キーワードは「事大主義」。ウィキペディアによりますと、語源は『孟子』の「以小事大」(小を以って大に事(つか)える)です。

しかし、一般的に事大主義という時には、李氏朝鮮(1392〜1910)時代、李朝の権力者、両班(ヤンバン、貴族)階級がとった信条とされております。李氏朝鮮の開祖李成桂(イ ソンゲ)は、高麗末期の武官でしたが、高麗が時の中国大陸の支配者明に戦いを挑んだ際、あろうことか、敵を攻めるのではなく、明に寝返って高麗を滅ぼし、自らが朝鮮の王となりました。

以後、李氏朝鮮は、中国の覇者の「属国」と自ら宣言し、卑下しつつ領土をあてがわれるという方針を貫きました。これが事大主義です。

ひとことで言えば、「プライドを捨てて実利を得ること」とでもなるでしょう。その特長は、

怠惰と不労働所得観念

開拓精神の欠如

企業心の不足

悪性利己主義

健全な批判精神の欠如

党派意識

特権・エリート集団意識

となっています(ウィキペディアより)。

李氏朝鮮時代、両班階級は党派争いを繰り返し、風流を尊び、労働を忌み、民衆を搾取しました。事大主義により、常に明(後に清)にこびへつらい、軍事的、政治的、また、経済的にも属国として分をわきまえ、決して独立することなく政権を維持しました。なんと、500年以上も続き、朝鮮歴史上もっとも長い王朝となりました。

中国に媚びへつらうのと同時に、日本に対しては蔑視の対象としておりました。以下江戸時代に書かれた「朝鮮通信使」の記録です。びっくりしますよ。(ウィキペディアより引用)

1764年1月22日 大阪

100万軒はあると思われる家の全ては「瓦の屋根」だ。 凄い。大阪の富豪の家は「朝鮮の最大の豪邸」の10倍以上の広さで、銅の屋根で、黄金の内装である。 この贅沢さは異常だ。 都市の大きさは約40kmもあり、その全てが繁栄している。 信じられない。 中国の伝説に出てくる楽園とは、本当は大阪の事だった。 世界に、このように素晴らしい都市が他にあるとは思えない。ソウルの繁華街の10000倍の発展だ。 北京を見た通訳が通信使にいるが、「北京の繁栄も大阪には負ける」と言っている。 穢れた愚かな血を持つ、獣のような人間が中国の周の時代に、この土地にやってきた。 そして2000年の間、平和に繁栄し、一つの姓(つまり天皇家)を存続させている。 嘆かわしく、恨めしい。

1764年1月28日 京都

街の繁栄では大阪には及ばない。 しかし倭王天皇)が住む都であり、とても贅沢な都市だ。

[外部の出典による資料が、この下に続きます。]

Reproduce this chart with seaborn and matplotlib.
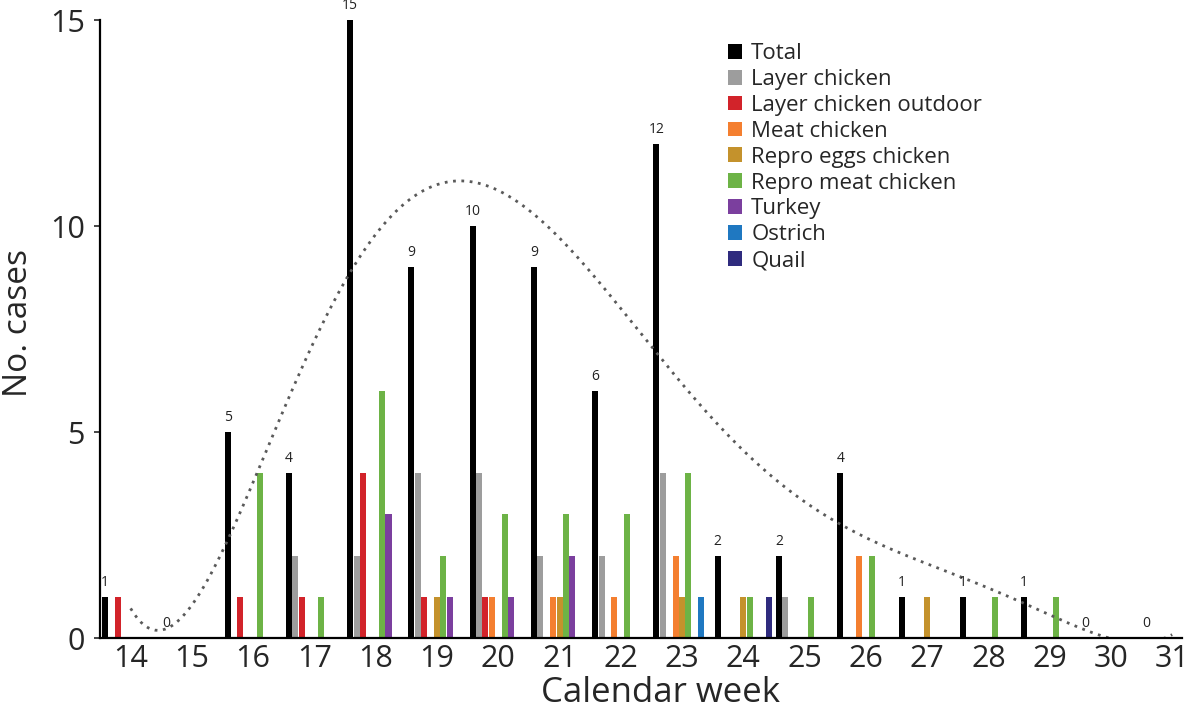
import numpy as np
import pandas as pd
import matplotlib
matplotlib.use("Agg")
import matplotlib.pyplot as plt
import seaborn as sns

weeks = list(range(14, 32))
series_names = ["Total", "Layer chicken", "Layer chicken outdoor", "Meat chicken",
                "Repro eggs chicken", "Repro meat chicken", "Turkey", "Ostrich", "Quail"]
#                 14 15 16 17 18 19 20 21 22 23 24 25 26 27 28 29 30 31
total          = [1, 0, 5, 4, 15, 9, 10, 9, 6, 12, 2, 2, 4, 1, 1, 1, 0, 0]
layer          = [0, 0, 0, 2, 2, 4, 4, 2, 2, 4, 0, 1, 0, 0, 0, 0, 0, 0]
layer_outdoor  = [1, 0, 1, 1, 4, 1, 1, 0, 0, 0, 0, 0, 0, 0, 0, 0, 0, 0]
meat           = [0, 0, 0, 0, 0, 0, 1, 1, 1, 2, 0, 0, 2, 0, 0, 0, 0, 0]
repro_eggs     = [0, 0, 0, 0, 0, 1, 0, 1, 0, 1, 1, 0, 0, 1, 0, 0, 0, 0]
repro_meat     = [0, 0, 4, 1, 6, 2, 3, 3, 3, 4, 1, 1, 2, 0, 1, 1, 0, 0]
turkey         = [0, 0, 0, 0, 3, 1, 1, 2, 0, 0, 0, 0, 0, 0, 0, 0, 0, 0]
ostrich        = [0, 0, 0, 0, 0, 0, 0, 0, 0, 1, 0, 0, 0, 0, 0, 0, 0, 0]
quail          = [0, 0, 0, 0, 0, 0, 0, 0, 0, 0, 1, 0, 0, 0, 0, 0, 0, 0]

colors = ["#000000", "#9d9d9d", "#d2232a", "#f47f30", "#c4922c",
          "#6db346", "#7b3f9e", "#1f78c1", "#2f2b7e"]

series_values = [total, layer, layer_outdoor, meat, repro_eggs,
                 repro_meat, turkey, ostrich, quail]
df = pd.DataFrame([
    {"week": w, "type": name, "cases": v}
    for name, vals in zip(series_names, series_values)
    for w, v in zip(weeks, vals)
])

sns.set_style("white")
plt.rcParams["font.family"] = ["Open Sans", "DejaVu Sans"]

fig = plt.figure(figsize=(11.98, 7.12), dpi=100)
ax = fig.add_axes([100 / 1198, 74 / 712, 1082 / 1198, 618 / 712])

sns.barplot(data=df, x="week", y="cases", hue="type", order=weeks,
            hue_order=series_names, palette=colors, width=0.94, gap=0.06,
            saturation=1, errorbar=None, linewidth=0, ax=ax)

# value labels above the Total bars
ax.bar_label(ax.containers[0], labels=[str(v) for v in total],
             padding=5, fontsize=10, color="#222222")

# polynomial trendline through totals (Excel-style, order 6)
xi = np.arange(len(weeks))
coef = np.polyfit(xi, total, 6)
xs = np.linspace(0, len(weeks) - 1, 300)
ax.plot(xs, np.polyval(coef, xs), linestyle=(0, (1, 2)), color="#5a5a5a", lw=2)

ax.set_xlim(-0.5, len(weeks) - 0.84)
ax.set_ylim(0, 15)
ax.set_yticks([0, 5, 10, 15])
ax.tick_params(axis="y", labelsize=22, length=4, width=1.2, direction="out",
               left=True, pad=7)
ax.tick_params(axis="x", labelsize=22, length=0, pad=4)
sns.despine(ax=ax)
for s in ["left", "bottom"]:
    ax.spines[s].set_color("black")
    ax.spines[s].set_linewidth(1.6)

ax.set_xlabel("Calendar week", fontsize=25, va="baseline")
ax.set_ylabel("No. cases", fontsize=24, va="bottom")
ax.xaxis.set_label_coords(0.518, -0.104)
ax.yaxis.set_label_coords(-0.060, 0.51)

ax.legend(loc="upper left", bbox_to_anchor=(0.572, 0.977), frameon=False,
          fontsize=16, handlelength=0.65, handleheight=0.65, handletextpad=0.4,
          labelspacing=0.22, borderaxespad=0)

fig.savefig("out.png", dpi=100)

山の姿は勇壮、川は平野を巡って流れ、肥沃な農地が無限に広がっている。 この豊かな楽園を倭人が所有しているのだ。悔しい。「帝」や「天皇」を自称し、子や孫にまで伝えられるのだ。 悔しい。 この犬のような倭人を全て掃討したい。この土地を朝鮮の領土にして、朝鮮王の徳で礼節の国にしたい。

(引用終わり)

日本で言えば、室町〜安土桃山〜江戸〜明治と激変した時代、単一王朝が続いていたのですから、ある意味すごいことです。

しかし、これが、近代の欧米列強による帝国主義の時代、朝鮮半島が悲劇の舞台となる原因になってしまいました。否、朝鮮半島にとどまらず、日本、あるいは中国(清)にとっても悲劇の幕開けとなったのですが、その遠因は、朝鮮王朝にあるといっても言い過ぎではありません。

日清戦争(1894、明治27年)は、日本と異なり独立できないし、しようともしない李氏朝鮮をめぐっての、日本と清国との戦争でした。日本にしてみれば、朝鮮半島が清国あるいはロシアの支配下となれば、本土の安全も脅かされかねません。朝鮮の独立、あるいは朝鮮への影響力行使が日本の安全のために必要だったのです。

日露戦争(1904、明治37年)も同じく、朝鮮半島をめぐる日本とロシアの駆け引きということでした。いつまでたっても煮え切らない事大主義の李氏朝鮮王朝。特に、最後の王高宗は政治に無関心の朴念仁で、王妃閔妃(ミンピ)の言いなりとなり、閔妃が事大主義を続けたため、日本当局に暗殺されるという悲劇も生まれました(1895)。

その後、1910年に「日韓併合」ということになってしまいました。結局は、李氏朝鮮の事大主義が招いた災いだったと考えざるを得ません。